Dans les villages français, près d’un féminicide sur deux se produit loin des regards. Face à l’isolement des victimes et au manque de services d’urgence, des maires ruraux se forment pour détecter les signes de violences conjugales, recueillir la parole des femmes et les orienter vers une aide adaptée. Ce dispositif, inédit à l’échelle nationale, mise sur la proximité et la vigilance pour sauver des vies.
Une mobilisation nécessaire en campagne
En France, près de la moitié des féminicides se déroulent en milieu rural. Ce constat alarme élus et associations. Dans les campagnes, les victimes sont souvent plus isolées et moins protégées. À Châtel-Censoir, petit village du Morvan, le maire Olivier Maguet se souvient de son premier choc. Quelques semaines après son élection, il doit abriter en urgence une femme et son enfant menacés par un mari armé. « On croit que ça n’arrive que dans les villes, mais c’est faux », affirme-t-il. En zone rurale, l’élu est souvent seul face à ce type de crise. Il n’existe pas toujours de services spécialisés ou de centres d’hébergement d’urgence. Les victimes ont alors peu de portes vers lesquelles se tourner.
Pour répondre à ce manque, l’Association des maires ruraux de France lance en 2022 le réseau des « Élus relais de l’égalité » (Erre). L’initiative est portée par Dominique Chappuit, maire de Rosoy et vice-présidente de l’AMRF. Ces élus reçoivent une formation spécifique pour repérer les signes de violences intrafamiliales, même discrets. Le colonel Nicolas Nanni, commandant de la gendarmerie de l’Yonne, insiste sur la vigilance face au « contrôle coercitif ». Ce mécanisme de domination enferme la victime dans une dépendance totale. En campagne, le moment passé à la mairie peut parfois être la seule occasion pour une victime de souffler et de parler. L’objectif est donc de « muscler le regard des élus » pour collecter des éléments utiles à la justice.

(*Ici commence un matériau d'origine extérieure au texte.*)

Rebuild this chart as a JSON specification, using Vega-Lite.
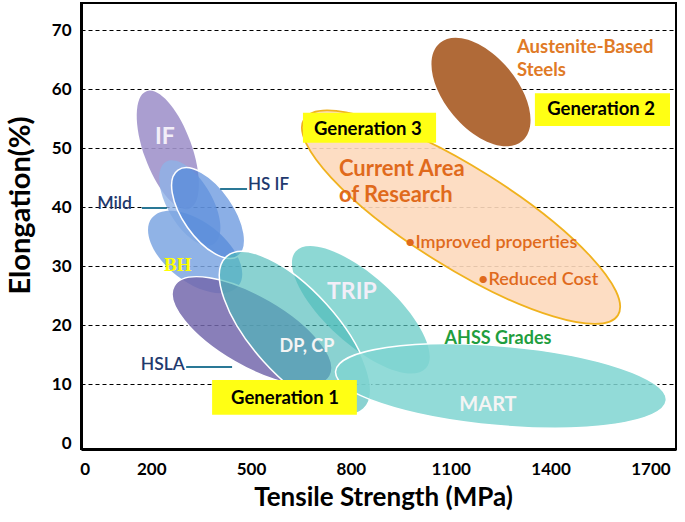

Un contexte rural qui aggrave les violences
Selon un rapport du Sénat de 2021, 47 % des féminicides ont lieu en milieu rural, alors que ces zones ne regroupent qu’un tiers des femmes. La précarité économique, plus fréquente dans ces territoires, complique la séparation. Clémence Pajot, directrice de la Fédération nationale des centres d’information sur les droits des femmes, confirme cette vulnérabilité. Les femmes rurales sont moins nombreuses à appeler le 3919, le numéro national d’écoute. Elles doivent aussi affronter l’isolement, le manque de transports, et un réseau associatif moins dense. La peur du « qu’en dira-t-on » pèse lourd. Dans les villages, l’anonymat est rare et la proximité sociale freine la dénonciation des violences.
Ancienne victime vivant « en pleine campagne », Marie anime aujourd’hui le podcast Marie Radieuse et Libérée. Sur les réseaux sociaux, elle reçoit chaque jour des messages de femmes coincées dans leur situation. Sans voiture, sans compte bancaire, elles ne savent pas comment fuir. Marie travaille désormais avec les maires ruraux. Selon elle, les élus formés peuvent offrir une aide psychologique, logistique et accompagner les victimes jusqu’au dépôt de plainte. Dominique Chappuit rappelle que chaque histoire est unique. Elle évoque une jeune Vietnamienne contrainte à un mariage arrangé et exploitée par son mari.
La procureure de Sens, Julie Colin, salue l’engagement des élus, qui permet parfois de protéger des victimes réticentes à porter plainte. Enfin, le colonel Nanni mobilise des unités spécialisées. Des affaires récentes ont révélé l’usage de logiciels espions et de traceurs GPS par les agresseurs. Ces éléments fournissent des preuves solides aux tribunaux.
Face à l’ampleur du problème, les maires ruraux deviennent des acteurs clés de la lutte contre les violences conjugales. Leur proximité avec la population, alliée à une formation ciblée, peut sauver des vies. Mais ce combat reste difficile : il exige des moyens, du temps et une vigilance constante.